Agency drawing up blueprint to incorporate Enterprise Risk Plan - exercise undertaken by corporate CEOs to minimise risk element

1979-batch IPS officer Anil Kumar Sinha assumes charge as CBI Director in New Delhi

Somesh Jha New Delhi
On January 1, Anil Sinha, the new Director of the Central Investigation Bureau (CBI), gave a 40-minute “inspirational” speech to all his officials, setting the direction for the next two years of his tenure.

The Supreme Court had called the CBI a “caged parrot” of the government when Anil Sinha’s predecessor, Ranjit Sinha, was heading it. Another CBI head had been charged with helping crony businessmen. Sinha is on the path of an image make-over, plus a reordering of the body.

The agency is preparing a plan incorporating an Enterprise Resource Plan programme, a forward-looking exercise often undertaken by chief executives of corporate houses to minimise the risk element. All officers will be encouraged to do a SWOT (strengths, weaknesses, opportunities, threats) analysis for the organisation and their own role in it.
 

Sinha told officers he was reconciled to spending no time with his family at all over the next two years and that he’d told his family as much.

“The speech was impressive. He told all of us that the CBI should not be seen only as a premier investigative agency of the country but that of the world. We need to compete with the likes of agencies such as FBI (US Federal Bureau of Investigation) and that is where he has set the new bar for the agency,” said an official, who was present at the meeting.

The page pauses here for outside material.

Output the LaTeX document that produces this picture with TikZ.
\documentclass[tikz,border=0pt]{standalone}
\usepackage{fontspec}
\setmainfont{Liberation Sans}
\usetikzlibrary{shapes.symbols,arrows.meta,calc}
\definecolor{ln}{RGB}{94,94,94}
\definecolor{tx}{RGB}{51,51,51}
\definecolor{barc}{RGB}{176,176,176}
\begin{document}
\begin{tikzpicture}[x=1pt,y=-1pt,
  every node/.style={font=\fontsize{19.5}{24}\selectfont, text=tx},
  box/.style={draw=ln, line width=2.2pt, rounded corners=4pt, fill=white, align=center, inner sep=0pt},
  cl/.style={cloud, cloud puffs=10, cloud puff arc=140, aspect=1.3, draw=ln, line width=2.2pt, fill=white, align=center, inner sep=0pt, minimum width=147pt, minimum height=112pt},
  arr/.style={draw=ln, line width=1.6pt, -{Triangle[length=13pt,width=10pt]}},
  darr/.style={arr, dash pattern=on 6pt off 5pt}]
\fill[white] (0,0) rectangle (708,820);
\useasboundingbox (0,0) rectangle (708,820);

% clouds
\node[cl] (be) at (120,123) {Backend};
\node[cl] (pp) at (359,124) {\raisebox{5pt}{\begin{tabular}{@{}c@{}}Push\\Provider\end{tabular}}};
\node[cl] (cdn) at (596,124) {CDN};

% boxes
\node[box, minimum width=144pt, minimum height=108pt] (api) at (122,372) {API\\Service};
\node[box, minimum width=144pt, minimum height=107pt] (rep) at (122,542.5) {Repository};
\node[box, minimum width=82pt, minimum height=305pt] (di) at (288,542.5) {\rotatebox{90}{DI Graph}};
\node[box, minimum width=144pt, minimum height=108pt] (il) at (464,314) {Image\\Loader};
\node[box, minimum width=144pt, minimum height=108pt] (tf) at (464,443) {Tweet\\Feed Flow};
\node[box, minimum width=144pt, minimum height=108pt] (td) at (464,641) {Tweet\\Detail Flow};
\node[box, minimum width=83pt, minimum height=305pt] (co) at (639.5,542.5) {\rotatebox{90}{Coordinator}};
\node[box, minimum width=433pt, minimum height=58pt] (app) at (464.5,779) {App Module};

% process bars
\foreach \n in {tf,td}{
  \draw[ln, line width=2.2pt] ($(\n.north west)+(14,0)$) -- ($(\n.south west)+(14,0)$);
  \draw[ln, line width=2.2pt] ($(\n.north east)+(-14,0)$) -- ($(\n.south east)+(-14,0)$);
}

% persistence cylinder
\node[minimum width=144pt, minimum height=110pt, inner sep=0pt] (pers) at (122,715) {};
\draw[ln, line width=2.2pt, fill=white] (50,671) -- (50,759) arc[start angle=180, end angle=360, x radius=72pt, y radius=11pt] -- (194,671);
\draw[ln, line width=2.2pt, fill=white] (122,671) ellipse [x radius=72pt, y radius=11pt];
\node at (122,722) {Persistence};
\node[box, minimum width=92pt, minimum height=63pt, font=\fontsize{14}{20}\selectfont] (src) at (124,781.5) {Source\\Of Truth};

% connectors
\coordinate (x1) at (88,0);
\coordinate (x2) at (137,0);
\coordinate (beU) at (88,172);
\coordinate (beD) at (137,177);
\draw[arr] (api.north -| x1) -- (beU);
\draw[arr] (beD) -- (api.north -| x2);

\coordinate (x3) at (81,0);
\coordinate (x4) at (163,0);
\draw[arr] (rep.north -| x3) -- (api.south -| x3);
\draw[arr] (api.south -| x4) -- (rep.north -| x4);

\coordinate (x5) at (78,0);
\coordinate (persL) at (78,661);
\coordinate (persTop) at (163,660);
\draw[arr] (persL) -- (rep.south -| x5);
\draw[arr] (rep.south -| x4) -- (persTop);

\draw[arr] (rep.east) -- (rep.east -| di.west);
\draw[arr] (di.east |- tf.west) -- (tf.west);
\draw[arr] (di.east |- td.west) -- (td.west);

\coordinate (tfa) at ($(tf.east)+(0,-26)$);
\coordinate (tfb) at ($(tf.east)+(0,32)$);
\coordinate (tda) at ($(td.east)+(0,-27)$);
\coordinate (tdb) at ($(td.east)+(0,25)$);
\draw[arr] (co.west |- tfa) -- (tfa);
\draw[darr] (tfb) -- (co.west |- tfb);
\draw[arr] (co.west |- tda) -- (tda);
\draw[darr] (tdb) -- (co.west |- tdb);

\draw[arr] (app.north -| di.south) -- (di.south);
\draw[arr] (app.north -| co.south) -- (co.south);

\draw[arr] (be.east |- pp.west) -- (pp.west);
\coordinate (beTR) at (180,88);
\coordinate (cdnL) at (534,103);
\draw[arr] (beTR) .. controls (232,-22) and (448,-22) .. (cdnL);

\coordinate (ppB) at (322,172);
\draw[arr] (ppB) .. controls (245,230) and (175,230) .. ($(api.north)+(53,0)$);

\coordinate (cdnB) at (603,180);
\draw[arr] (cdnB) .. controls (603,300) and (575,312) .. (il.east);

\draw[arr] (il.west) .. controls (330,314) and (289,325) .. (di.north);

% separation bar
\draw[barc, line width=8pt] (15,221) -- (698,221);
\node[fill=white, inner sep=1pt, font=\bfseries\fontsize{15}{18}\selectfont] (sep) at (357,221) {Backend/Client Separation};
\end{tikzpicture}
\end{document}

CBI was told to work fearlessly, to go into an investigation without a mindset and the ultimate motive should be to satisfy the courts.

This comes at a time when the agency is under scrutiny in the courts in many high-profile cases. Its sleuths have already drawn criticism in the Sohrabuddin encounter case, in which Bharatiya Janata Party president Amit Shah was discharged as an accused recently by the Bombay High Court. Even the duration of the CBI counsel’s argument in the court was a parameter in the judgment passed by critics.

Sources said agency officials in Mumbai were examining the court’s order and Sinha would be guided by his investigators in deciding whether an appeal should be filed. All eyes are also on how the CBI proceeds in the Hindalco coal block case, in which the agency is set to quiz former Prime Minister Manmohan Singh on the orders of the trial court. It had quashed the agency’s closure report in the case last month and ordered for examining Singh, who held additional charge of the coal ministry when the alleged scam took place, along with other former officials of the PM’s office.